Hellraisers Journal, Thursday March 7, 1918
Steel Town, U. S. A. – Some Improvements Yet Long Hours Continue

From the Appeal to Reason of March 2, 1918:

Labor Conditions in Steel Trust.

Homestead Strike, Harpers Weekly, July 16, 1892

There has been some improvement in the conditions of labor in the steel mills, as the figures show, but it is an exceedingly slight improvement. The Steel Trust investigation of 1911-12, made by the Stanley committee of the House of Representatives, revealed an almost unbelievable state of exploitation, of long hours, of low wages and generally servile conditions. Those revelations were subsequently confirmed by the report of the Federal Labor Bureau, then under the direction of Charles P. Neill. Thereupon a committee of the more humane stockholders of the trust (the Cabot committee) insisted upon certain changes in conditions, and some of these changes have since been slowly under way. By 1913 there had been a slight reduction in hours. There has also been some increase in wages, but the increases have not kept pace with the rise in food prices.
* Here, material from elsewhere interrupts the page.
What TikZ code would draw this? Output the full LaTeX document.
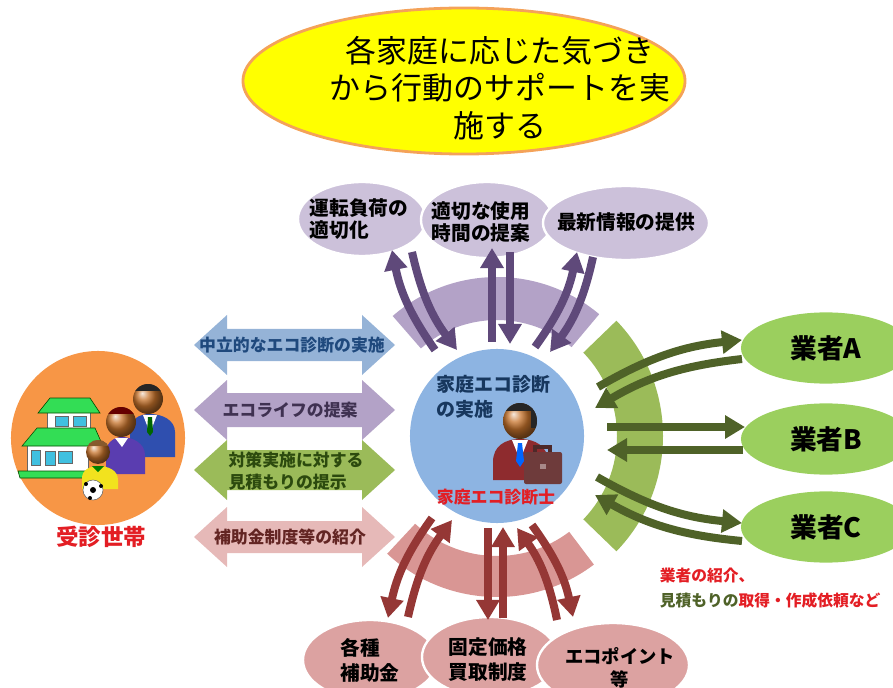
\documentclass[tikz,border=0pt]{standalone}
\usepackage{fontspec}
\setmainfont{Noto Sans CJK JP}
\usetikzlibrary{shapes.geometric, arrows.meta}

\definecolor{goalfill}{HTML}{FFFF00}
\definecolor{goalline}{HTML}{F4A259}
\definecolor{lavender}{HTML}{CCC1DA}
\definecolor{bandpurple}{HTML}{B3A2C7}
\definecolor{arrowpurple}{HTML}{5F497A}
\definecolor{bandgreen}{HTML}{9BBB59}
\definecolor{arrowgreen}{HTML}{4F6228}
\definecolor{firmgreen}{HTML}{9BCF5E}
\definecolor{bandpink}{HTML}{D99694}
\definecolor{bubblepink}{HTML}{DCA2A1}
\definecolor{arrowred}{HTML}{953735}
\definecolor{diagblue}{HTML}{8DB4E2}
\definecolor{homeorange}{HTML}{F79646}
\definecolor{alertred}{HTML}{E31E24}
\definecolor{navytext}{HTML}{17375E}
\definecolor{askblue}{HTML}{95B3D7}
\definecolor{askpurple}{HTML}{B3A2C7}
\definecolor{askgreen}{HTML}{9BBB59}
\definecolor{askpink}{HTML}{E6B9B8}
\definecolor{askbluetext}{HTML}{1F497D}
\definecolor{askpurpletext}{HTML}{3F3151}
\definecolor{askgreentext}{HTML}{2C4A0E}
\definecolor{askpinktext}{HTML}{632523}
\definecolor{skintone}{HTML}{C8742C}
\definecolor{suitred}{HTML}{8E2B2E}
\definecolor{casebrown}{HTML}{6E3B3B}
\definecolor{suitblue}{HTML}{2F4FAF}
\definecolor{dresspurple}{HTML}{5A3DB0}
\definecolor{shirtyellow}{HTML}{F2E21E}
\definecolor{roofgreen}{HTML}{33DD55}
\definecolor{glasscyan}{HTML}{40C0E0}

\begin{document}
\begin{tikzpicture}[x=0.025cm, y=-0.025cm,
    bubble/.style={ellipse, draw=white, line width=0.06cm},
    bubbletext/.style={align=left, font=\bfseries\fontsize{14}{16}\selectfont},
    asktext/.style={align=left, font=\bfseries\fontsize{12}{15.6}\selectfont},
    firm/.style={ellipse, fill=firmgreen, minimum width=4.25cm, minimum height=1.78cm,
        font=\bfseries\fontsize{19}{22}\selectfont},
    flow/.style={line width=0.2cm, -{Triangle[width=0.56cm, length=0.5cm]}}]

    \useasboundingbox (0,0) rectangle (893,688);
    \clip (0,0) rectangle (893,688);

    % goal balloon
    \node [ellipse, fill=goalfill, draw=goalline, line width=0.07cm,
        minimum width=11.05cm, minimum height=3.65cm] (goal) at (464,81) {};
    \node [align=center, font=\fontsize{22}{26.5}\selectfont] (goaltext) at (500,88)
        {各家庭に応じた気づき\\から行動のサポートを実\\施する};

    % bands round the diagnosis
    \coordinate (hub) at (497,436);
    \fill [bandpurple] ([shift={(-131:159)}]hub) arc [start angle=-131, end angle=-50, radius=159]
        -- ([shift={(-50:116)}]hub) arc [start angle=-50, end angle=-131, radius=116] -- cycle;
    \fill [bandgreen] ([shift={(-44:166)}]hub) arc [start angle=-44, end angle=44, radius=166]
        -- ([shift={(44:120)}]hub) arc [start angle=44, end angle=-44, radius=120] -- cycle;
    \fill [bandpink] ([shift={(53:161)}]hub) arc [start angle=53, end angle=133, radius=161]
        -- ([shift={(133:120)}]hub) arc [start angle=133, end angle=53, radius=120] -- cycle;

    \node [circle, fill=diagblue, minimum size=4.35cm] (ctr) at (hub) {};
    \node [circle, fill=homeorange, minimum size=4.35cm] (home) at (98,438) {};

    % advice bubbles
    \node [bubble, fill=lavender, minimum width=3.2cm, minimum height=1.85cm] (adv1) at (362,219) {};
    \node [bubble, fill=lavender, minimum width=3.3cm, minimum height=1.9cm] (adv2) at (487,220) {};
    \node [bubble, fill=lavender, minimum width=4.15cm, minimum height=1.85cm] (adv3) at (626,223) {};
    \node [bubbletext] (adv1t) at (359,219) {運転負荷の\\適切化};
    \node [bubbletext] (adv2t) at (481,222) {適切な使用\\時間の提案};
    \node [bubbletext] (adv3t) at (626,222) {最新情報の提供};

    % support bubbles
    \node [bubble, fill=bubblepink, minimum width=3.35cm, minimum height=2cm] (aid1) at (370,660) {};
    \node [bubble, fill=bubblepink, minimum width=3.4cm, minimum height=2cm] (aid2) at (490,657) {};
    \node [bubble, fill=bubblepink, minimum width=3.8cm, minimum height=2.1cm] (aid3) at (613,665) {};
    \node [bubbletext, font=\bfseries\fontsize{14}{17.8}\selectfont] (aid1t) at (370,660) {各種\\補助金};
    \node [bubbletext, font=\bfseries\fontsize{14}{17.8}\selectfont] (aid2t) at (488,660) {固定価格\\買取制度};
    \node [align=center, font=\bfseries\fontsize{13}{16.5}\selectfont] (aid3t) at (620,668) {エコポイント\\等};

    % two-way arrows to the household
    \foreach \yc/\sh/\col in {345/16/askblue, 410/17/askpurple, 470/20/askgreen, 537/16/askpink}
        \fill [\col] (194,\yc) -- ++(33,-30) -- ++(0,30-\sh) -- ++(135,0) -- ++(0,\sh-30)
            -- ++(33,30) -- ++(-33,30) -- ++(0,\sh-30) -- ++(-135,0) -- ++(0,30-\sh) -- cycle;
    \node [asktext, text=askbluetext] (ask1) at (292,345) {中立的なエコ診断の実施};
    \node [asktext, text=askpurpletext] (ask2) at (290,410) {エコライフの提案};
    \node [asktext, text=askgreentext] (ask3) at (296,471) {対策実施に対する\\見積もりの提示};
    \node [asktext, text=askpinktext] (ask4) at (290,537) {補助金制度等の紹介};

    % firms
    \node [firm] (firmA) at (826,348) {業者A};
    \node [firm] (firmB) at (826,439) {業者B};
    \node [firm] (firmC) at (826,527) {業者C};

    % flows up
    \coordinate (p1a) at (435,350); \coordinate (p1b) at (392,250);
    \coordinate (p2a) at (412,252); \coordinate (p2b) at (457,350);
    \coordinate (p3a) at (492,342); \coordinate (p3b) at (492,248);
    \coordinate (p4a) at (510,252); \coordinate (p4b) at (510,344);
    \coordinate (p5a) at (535,347); \coordinate (p5b) at (577,252);
    \coordinate (p6a) at (593,257); \coordinate (p6b) at (550,352);
    \draw [flow, arrowpurple] (p1a) to [bend left=12] (p1b);
    \draw [flow, arrowpurple] (p2a) to [bend right=12] (p2b);
    \draw [flow, arrowpurple] (p3a) -- (p3b);
    \draw [flow, arrowpurple] (p4a) -- (p4b);
    \draw [flow, arrowpurple] (p5a) to [bend right=12] (p5b);
    \draw [flow, arrowpurple] (p6a) to [bend left=12] (p6b);

    % flows down
    \coordinate (r1a) at (432,518); \coordinate (r1b) at (388,618);
    \coordinate (r2a) at (408,617); \coordinate (r2b) at (452,520);
    \coordinate (r3a) at (488,528); \coordinate (r3b) at (488,620);
    \coordinate (r4a) at (503,618); \coordinate (r4b) at (503,527);
    \coordinate (r5a) at (557,620); \coordinate (r5b) at (517,528);
    \coordinate (r6a) at (532,525); \coordinate (r6b) at (573,617);
    \draw [flow, arrowred] (r1a) to [bend right=12] (r1b);
    \draw [flow, arrowred] (r2a) to [bend left=12] (r2b);
    \draw [flow, arrowred] (r3a) -- (r3b);
    \draw [flow, arrowred] (r4a) -- (r4b);
    \draw [flow, arrowred] (r5a) to [bend right=12] (r5b);
    \draw [flow, arrowred] (r6a) to [bend left=12] (r6b);

    % flows to the firms
    \coordinate (g1a) at (598,387); \coordinate (g1b) at (742,340);
    \coordinate (g2a) at (742,359); \coordinate (g2b) at (595,408);
    \coordinate (g3a) at (607,427); \coordinate (g3b) at (745,427);
    \coordinate (g4a) at (743,450); \coordinate (g4b) at (607,450);
    \coordinate (g5a) at (597,477); \coordinate (g5b) at (742,523);
    \coordinate (g6a) at (742,541); \coordinate (g6b) at (595,495);
    \draw [flow, arrowgreen] (g1a) to [bend left=12] (g1b);
    \draw [flow, arrowgreen] (g2a) to [bend right=12] (g2b);
    \draw [flow, arrowgreen] (g3a) -- (g3b);
    \draw [flow, arrowgreen] (g4a) -- (g4b);
    \draw [flow, arrowgreen] (g5a) to [bend right=12] (g5b);
    \draw [flow, arrowgreen] (g6a) to [bend left=12] (g6b);

    % diagnostician
    \fill [suitred] (493,480) -- (493,462) .. controls (493,446) and (505,439) .. (520,439)
        .. controls (535,439) and (548,446) .. (548,462) -- (548,480) -- cycle;
    \fill [white] (512,440) -- (528,440) -- (520,460) -- cycle;
    \fill [blue!60!cyan] (518,443) -- (522,443) -- (524,461) -- (520,467) -- (516,461) -- cycle;
    \shade [ball color=skintone] (520,421) ellipse [x radius=17, y radius=18];
    \begin{scope}
        \clip (520,421) ellipse [x radius=17, y radius=18];
        \fill [black!85] (500,400) rectangle (540,411);
        \fill [black!85] (531,400) rectangle (540,428);
    \end{scope}
    \draw [casebrown!70!black, line width=0.08cm] (535,453) -- (535,447) -- (550,447) -- (550,453);
    \fill [casebrown, rounded corners=0.05cm] (524,452) rectangle (562,484);
    \fill [casebrown!60!white] (540,464) rectangle (546,469);

    \node [align=left, anchor=west, text=navytext, font=\bfseries\fontsize{13.5}{17.8}\selectfont]
        (ctrlabel) at (432,397) {家庭エコ診断\\の実施};
    \node [text=alertred, font=\bfseries\fontsize{12}{14}\selectfont] (advisor) at (496,497) {家庭エコ診断士};

    % household: house and family
    \fill [white, draw=black!60] (47,410) rectangle (90,430);
    \fill [glasscyan, draw=black!60] (55,416) rectangle (68,426);
    \fill [glasscyan, draw=black!60] (73,416) rectangle (86,426);
    \fill [roofgreen, draw=green!30!black] (38,413) -- (50,398) -- (90,398) -- (100,413) -- cycle;
    \fill [white, draw=black!60] (27,444) rectangle (88,471);
    \fill [glasscyan, draw=black!60] (31,450) rectangle (40,465);
    \fill [glasscyan, draw=black!60] (45,451) rectangle (55,465);
    \fill [glasscyan, draw=black!60] (58,451) rectangle (72,463);
    \fill [roofgreen, draw=green!30!black] (22,446) -- (37,428) -- (95,428) -- (103,446) -- cycle;
    \fill [roofgreen, draw=green!30!black] (18,471) -- (88,471) -- (92,478) -- (20,478) -- cycle;

    \fill [suitblue] (130,457) -- (130,432) .. controls (130,419) and (139,414) .. (150,414)
        .. controls (162,414) and (175,420) .. (175,432) -- (175,457) -- cycle;
    \fill [white] (143,415) -- (157,415) -- (150,433) -- cycle;
    \fill [green!40!black] (148,417) -- (152,417) -- (153,432) -- (150,436) -- (147,432) -- cycle;
    \shade [ball color=skintone] (148,399) circle [radius=15];
    \begin{scope}
        \clip (148,399) circle [radius=15];
        \fill [black!85] (130,380) rectangle (166,391);
    \end{scope}

    \fill [dresspurple] (106,474) -- (106,452) .. controls (106,443) and (114,437) .. (122,437)
        .. controls (132,437) and (145,443) .. (145,455) -- (145,474) -- cycle;
    \fill [white] (115,438) -- (128,438) -- (122,447) -- cycle;
    \shade [ball color=skintone] (121,422) circle [radius=15];
    \begin{scope}
        \clip (121,422) circle [radius=15];
        \fill [red!40!black] (104,404) rectangle (140,414);
    \end{scope}

    \fill [shirtyellow] (82,489) -- (82,478) .. controls (82,470) and (90,466) .. (98,466)
        .. controls (108,466) and (118,470) .. (118,480) -- (118,489) -- cycle;
    \fill [green!50!black] (92,466) -- (104,466) -- (98,472) -- cycle;
    \shade [ball color=skintone] (98,452) circle [radius=12];
    \begin{scope}
        \clip (98,452) circle [radius=12];
        \fill [brown!70!black] (84,438) rectangle (112,446);
    \end{scope}
    \fill [white, draw=black!60] (93,490) circle [radius=10];
    \fill [black] (93,490) circle [radius=3];
    \fill [black] (86,484) circle [radius=2];
    \fill [black] (101,486) circle [radius=2];
    \fill [black] (90,498) circle [radius=2];

    \node [text=alertred, font=\bfseries\fontsize{16}{18}\selectfont] (homelabel) at (101,537) {受診世帯};

    % note on the firms
    \node [align=left, anchor=west, font=\bfseries\fontsize{11.2}{17.6}\selectfont] (remark) at (655,588)
        {\textcolor{alertred}{業者の紹介、}\\\textcolor{arrowgreen}{見積もりの}\textcolor{alertred}{取得・作成依頼など}};

\end{tikzpicture}
\end{document}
Bulletin 218 of the Bureau of Labor Statistics, published last October, gave a detailed study of wages and hours in this industry to June, 1915. It is shown that in the blast furnaces 59 per cent, of the employes in 1915 worked seven days a week, as against 80 per cent, in 1911. In 1909 no one in the blast furnaces on full time was working less than 60 hours per week, while 26 per cent, were working form 60 to 83 hours, and 74 per cent, were working a full 84 hours. In 1915 6 per cent, were working under 60 hours, 53 per cent. from 60 to 83 hours and 41 per cent, a full 84 hours. Even with the reduction made, these still remain inhumanly long hours.